Script-writer.
Although perhaps best known as the screenwriter for the 1981 feature film adaptation of Puberty Blues, Margaret Kelly has also carved out an impressive career over four decades as a television script-writer.
Kelly's first television scripts were for Crawford Productions' Homicide, for which she wrote in the early 1970s. She followed this with scripts for Quality of Mercy (1975), an anthology series for which all authors were Australian women; the ABC's comedy series No Thanks, I'm on a Diet (1976); Pig in a Poke (1977), co-written with John Dingwall and co-starring Justine Saunders, in which a wealthy Melbourne doctor moves to Redfern; and the ABC's Top Mates (1979), co-written with Anne Brooksbank. Both Pig in a Poke and Top Mates dealt with, among other issues, the disenfranchised and impoverished state of Australia's indigenous population.
In 1980, Kelly adapted Patricia Wrightson's novel as the ABV TV series The Nargun and the Stars, in which a heartbroken and orphaned city boy moves to the country and finds, hidden in the depths of undeveloped land, creatures from the distant Indigenous Australian Dreamtime. This was followed by Kelly's adaptation of Puberty Blues, which she had optioned from the as-yet unpublished stories of Kathy Lette and Gabrielle Carey, whom she had met at a writing workshop in a suburban theatre.

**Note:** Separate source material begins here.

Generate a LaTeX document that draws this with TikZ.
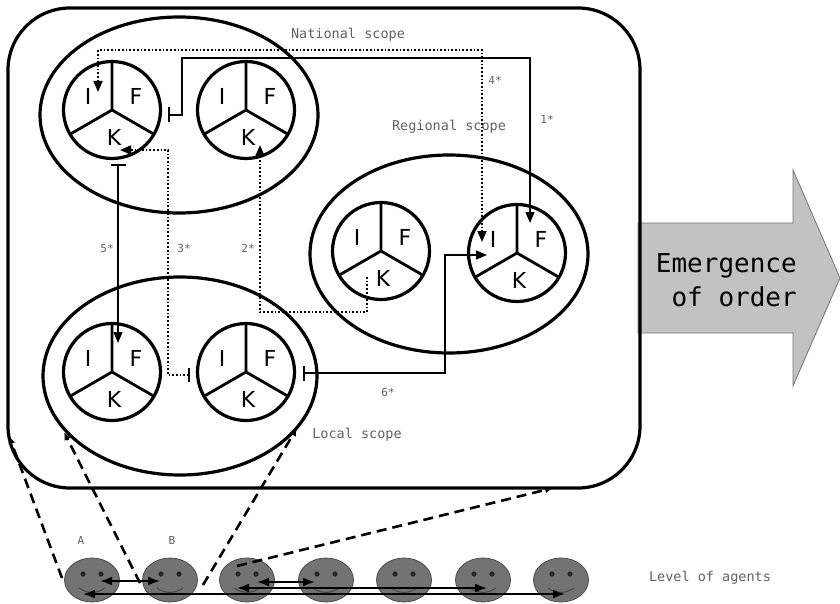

During the 1980s and 1990s, Kelly wrote for A Country Practice (1982, for which she wrote at least seven episodes), The Cowra Breakout (1984), G.P. (1989-1990), Heartbreak High (1994-1995), and SeaChange (1998).
Her post-2000 credits include scripts for McLeod's Daughters (2003).
In 1978, she shared the Logie Award for Best Dramatic Script with John Dingwall for her work on Pig in a Poke.